» **LISTED RECORDS**

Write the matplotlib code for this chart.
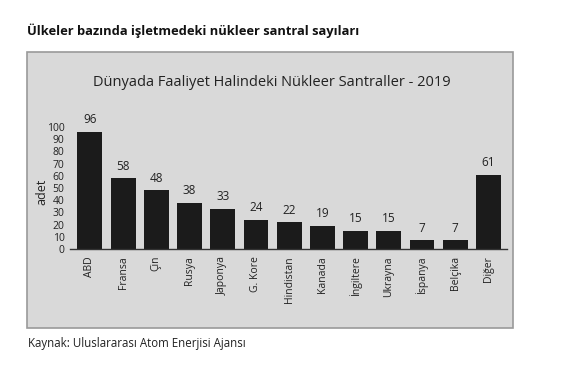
import matplotlib
matplotlib.use("Agg")
import matplotlib.pyplot as plt
from matplotlib.patches import Rectangle

countries = ["ABD", "Fransa", "Çin", "Rusya", "Japonya", "G. Kore", "Hindistan",
             "Kanada", "İngiltere", "Ukrayna", "İspanya", "Belçika", "Diğer"]
values = [96, 58, 48, 38, 33, 24, 22, 19, 15, 15, 7, 7, 61]
yticks = [0, 10, 20, 30, 40, 50, 60, 70, 80, 90, 100]

W, H = 572, 366
plt.rcParams['font.family'] = ['Open Sans', 'DejaVu Sans']
fig = plt.figure(figsize=(W / 100, H / 100), dpi=100, facecolor="white")

# gray panel
fig.patches.append(Rectangle((27 / W, 1 - 328 / H), (513 - 27) / W, (328 - 52) / H,
                             transform=fig.transFigure, facecolor="#d9d9d9",
                             edgecolor="#9a9a9a", linewidth=1.2, zorder=-5))

fig.text(27 / W, 1 - 31 / H, "Ülkeler bazında işletmedeki nükleer santral sayıları",
         fontsize=9.3, fontweight="bold", color="#111111", va="center", ha="left")
fig.text(28 / W, 1 - 344 / H, "Kaynak: Uluslararası Atom Enerjisi Ajansı",
         fontsize=8.3, color="#222222", va="center", ha="left")
fig.text(272 / W, 1 - 82 / H, "Dünyada Faaliyet Halindeki Nükleer Santraller - 2019",
         fontsize=10.5, color="#222222", va="center", ha="center")

ax = fig.add_axes([70 / W, 117 / H, (507 - 70) / W, 122 / H])
ax.set_zorder(5)
ax.set_facecolor("none")
x = list(range(len(countries)))
ax.bar(x, values, width=0.75, color="#1b1b1b", zorder=2)
for xi, v in zip(x, values):
    ax.text(xi, v + 4.5, str(v), ha="center", va="bottom", fontsize=8.5, color="#222222",
            clip_on=False)
ax.set_xlim(-0.6, 12.56)
ax.set_ylim(0, 100)
ax.set_yticks(yticks)
ax.set_xticks(x)
ax.set_xticklabels(countries, rotation=90, fontsize=7.5, color="#222222")
ax.tick_params(axis="y", length=0, labelsize=7.5, pad=4, colors="#222222")
ax.tick_params(axis="x", length=0, pad=5)
for s in ["top", "right", "left"]:
    ax.spines[s].set_visible(False)
ax.spines["bottom"].set_color("#333333")
ax.spines["bottom"].set_linewidth(1.0)
ax.set_ylabel("adet", fontsize=9, color="#222222")
ax.yaxis.set_label_coords(-22 / (507 - 70), 0.47)

fig.savefig("out.png", dpi=100, facecolor="white")
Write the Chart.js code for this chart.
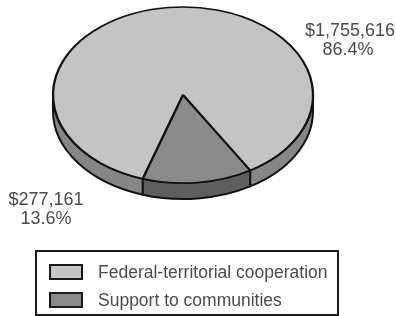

» **TASK OBJECTIVE**
Make an exact copy of all the material, but keep the pictures out of it.

» **WRITTEN ANSWER**
Write the matplotlib code for this chart.
import matplotlib
matplotlib.use("Agg")
import matplotlib.pyplot as plt
from matplotlib.patches import Rectangle

countries = ["ABD", "Fransa", "Çin", "Rusya", "Japonya", "G. Kore", "Hindistan",
             "Kanada", "İngiltere", "Ukrayna", "İspanya", "Belçika", "Diğer"]
values = [96, 58, 48, 38, 33, 24, 22, 19, 15, 15, 7, 7, 61]
yticks = [0, 10, 20, 30, 40, 50, 60, 70, 80, 90, 100]

W, H = 572, 366
plt.rcParams['font.family'] = ['Open Sans', 'DejaVu Sans']
fig = plt.figure(figsize=(W / 100, H / 100), dpi=100, facecolor="white")

# gray panel
fig.patches.append(Rectangle((27 / W, 1 - 328 / H), (513 - 27) / W, (328 - 52) / H,
                             transform=fig.transFigure, facecolor="#d9d9d9",
                             edgecolor="#9a9a9a", linewidth=1.2, zorder=-5))

fig.text(27 / W, 1 - 31 / H, "Ülkeler bazında işletmedeki nükleer santral sayıları",
         fontsize=9.3, fontweight="bold", color="#111111", va="center", ha="left")
fig.text(28 / W, 1 - 344 / H, "Kaynak: Uluslararası Atom Enerjisi Ajansı",
         fontsize=8.3, color="#222222", va="center", ha="left")
fig.text(272 / W, 1 - 82 / H, "Dünyada Faaliyet Halindeki Nükleer Santraller - 2019",
         fontsize=10.5, color="#222222", va="center", ha="center")

ax = fig.add_axes([70 / W, 117 / H, (507 - 70) / W, 122 / H])
ax.set_zorder(5)
ax.set_facecolor("none")
x = list(range(len(countries)))
ax.bar(x, values, width=0.75, color="#1b1b1b", zorder=2)
for xi, v in zip(x, values):
    ax.text(xi, v + 4.5, str(v), ha="center", va="bottom", fontsize=8.5, color="#222222",
            clip_on=False)
ax.set_xlim(-0.6, 12.56)
ax.set_ylim(0, 100)
ax.set_yticks(yticks)
ax.set_xticks(x)
ax.set_xticklabels(countries, rotation=90, fontsize=7.5, color="#222222")
ax.tick_params(axis="y", length=0, labelsize=7.5, pad=4, colors="#222222")
ax.tick_params(axis="x", length=0, pad=5)
for s in ["top", "right", "left"]:
    ax.spines[s].set_visible(False)
ax.spines["bottom"].set_color("#333333")
ax.spines["bottom"].set_linewidth(1.0)
ax.set_ylabel("adet", fontsize=9, color="#222222")
ax.yaxis.set_label_coords(-22 / (507 - 70), 0.47)

fig.savefig("out.png", dpi=100, facecolor="white")
Write the Chart.js code for this chart.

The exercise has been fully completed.